◆ **Source data**
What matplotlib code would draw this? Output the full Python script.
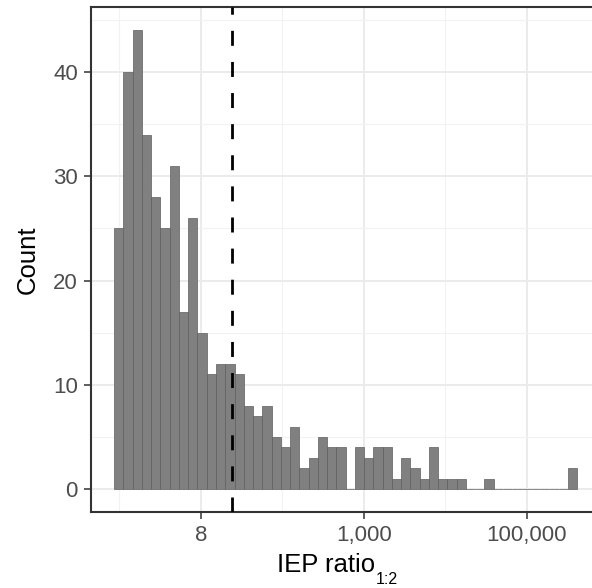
import matplotlib
matplotlib.use('Agg')
import matplotlib.pyplot as plt
from matplotlib.ticker import NullFormatter
import numpy as np

# histogram counts, 50 bins on log10 scale
counts = [25, 40, 44, 34, 28, 25, 31, 17, 26, 15,
          11, 12, 12, 11, 8, 7, 8, 5, 4, 6,
          2, 3, 5, 4, 4, 0, 4, 3, 4, 4,
          1, 3, 2, 1, 4, 1, 1, 1, 0, 0,
          1, 0, 0, 0, 0, 0, 0, 0, 0, 2]
log_start = -0.064   # log10 of first bin edge
log_binwidth = 0.1136
cutoff = 24.0        # dashed line
xtick_vals = [10, 1000, 100000]
xtick_labels = ['8', '1,000', '100,000']
ytick_vals = [0, 10, 20, 30, 40]

plt.rcParams['font.family'] = ['Liberation Sans', 'DejaVu Sans']

edges = 10 ** (log_start + log_binwidth * np.arange(len(counts) + 1))
lefts = edges[:-1]
widths = np.diff(edges)

W, H = 592, 588
fig = plt.figure(figsize=(W/100, H/100), dpi=100)
ax = fig.add_axes([91/W, 76/H, 509.3/W, 504.6/H])

ax.bar(lefts, counts, width=widths, align='edge', color='#808080',
       edgecolor='#5e5e5e', linewidth=0.5, zorder=2)
ax.axvline(cutoff, color='black', linewidth=2.0, dashes=(5.4, 5.8), zorder=3)

ax.set_xscale('log')
ax.set_xticks(xtick_vals)
ax.set_xticklabels(xtick_labels)
ax.set_xticks([1, 100, 10000], minor=True)
ax.xaxis.set_minor_formatter(NullFormatter())
ax.set_yticks(ytick_vals)
ax.set_yticks([5, 15, 25, 35, 45], minor=True)
# limits after the ticks, so set_xticks can't widen them
ax.set_xlim(10 ** -0.348, 10 ** 5.901)
ax.set_ylim(-2.2, 46.2)

ax.grid(True, which='major', color='#ebebeb', linewidth=1.4, zorder=0)
ax.grid(True, which='minor', color='#f2f2f2', linewidth=0.8, zorder=0)
ax.set_axisbelow(True)

for s in ax.spines.values():
    s.set_color('#333333')
    s.set_linewidth(1.5)

ax.tick_params(which='major', length=5, width=1.1, color='#333333',
               labelsize=16, labelcolor='#4d4d4d', pad=4.5)
ax.tick_params(which='minor', length=0)

# axis titles (subscript drawn as its own text so the colon stays tight)
xl = fig.text(277/W, 1 - 572/H, 'IEP ratio', fontsize=18.5,
              ha='left', va='baseline')
ax.annotate('1:2', xy=(1, 4), xycoords=(xl, 'figure pixels'),
            xytext=(0.5, 0), textcoords='offset points',
            fontsize=11.5, ha='left', va='baseline')
fig.text(27.3/W, 1 - 260/H, 'Count', fontsize=18.5, rotation=90,
         ha='center', va='center')

fig.savefig('out.png', dpi=100)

◆ **Task details**
Restate the data above word for word. Skip every picture.

◆ **Exercise solution**
What matplotlib code would draw this? Output the full Python script.
import matplotlib
matplotlib.use('Agg')
import matplotlib.pyplot as plt
from matplotlib.ticker import NullFormatter
import numpy as np

# histogram counts, 50 bins on log10 scale
counts = [25, 40, 44, 34, 28, 25, 31, 17, 26, 15,
          11, 12, 12, 11, 8, 7, 8, 5, 4, 6,
          2, 3, 5, 4, 4, 0, 4, 3, 4, 4,
          1, 3, 2, 1, 4, 1, 1, 1, 0, 0,
          1, 0, 0, 0, 0, 0, 0, 0, 0, 2]
log_start = -0.064   # log10 of first bin edge
log_binwidth = 0.1136
cutoff = 24.0        # dashed line
xtick_vals = [10, 1000, 100000]
xtick_labels = ['8', '1,000', '100,000']
ytick_vals = [0, 10, 20, 30, 40]

plt.rcParams['font.family'] = ['Liberation Sans', 'DejaVu Sans']

edges = 10 ** (log_start + log_binwidth * np.arange(len(counts) + 1))
lefts = edges[:-1]
widths = np.diff(edges)

W, H = 592, 588
fig = plt.figure(figsize=(W/100, H/100), dpi=100)
ax = fig.add_axes([91/W, 76/H, 509.3/W, 504.6/H])

ax.bar(lefts, counts, width=widths, align='edge', color='#808080',
       edgecolor='#5e5e5e', linewidth=0.5, zorder=2)
ax.axvline(cutoff, color='black', linewidth=2.0, dashes=(5.4, 5.8), zorder=3)

ax.set_xscale('log')
ax.set_xticks(xtick_vals)
ax.set_xticklabels(xtick_labels)
ax.set_xticks([1, 100, 10000], minor=True)
ax.xaxis.set_minor_formatter(NullFormatter())
ax.set_yticks(ytick_vals)
ax.set_yticks([5, 15, 25, 35, 45], minor=True)
# limits after the ticks, so set_xticks can't widen them
ax.set_xlim(10 ** -0.348, 10 ** 5.901)
ax.set_ylim(-2.2, 46.2)

ax.grid(True, which='major', color='#ebebeb', linewidth=1.4, zorder=0)
ax.grid(True, which='minor', color='#f2f2f2', linewidth=0.8, zorder=0)
ax.set_axisbelow(True)

for s in ax.spines.values():
    s.set_color('#333333')
    s.set_linewidth(1.5)

ax.tick_params(which='major', length=5, width=1.1, color='#333333',
               labelsize=16, labelcolor='#4d4d4d', pad=4.5)
ax.tick_params(which='minor', length=0)

# axis titles (subscript drawn as its own text so the colon stays tight)
xl = fig.text(277/W, 1 - 572/H, 'IEP ratio', fontsize=18.5,
              ha='left', va='baseline')
ax.annotate('1:2', xy=(1, 4), xycoords=(xl, 'figure pixels'),
            xytext=(0.5, 0), textcoords='offset points',
            fontsize=11.5, ha='left', va='baseline')
fig.text(27.3/W, 1 - 260/H, 'Count', fontsize=18.5, rotation=90,
         ha='center', va='center')

fig.savefig('out.png', dpi=100)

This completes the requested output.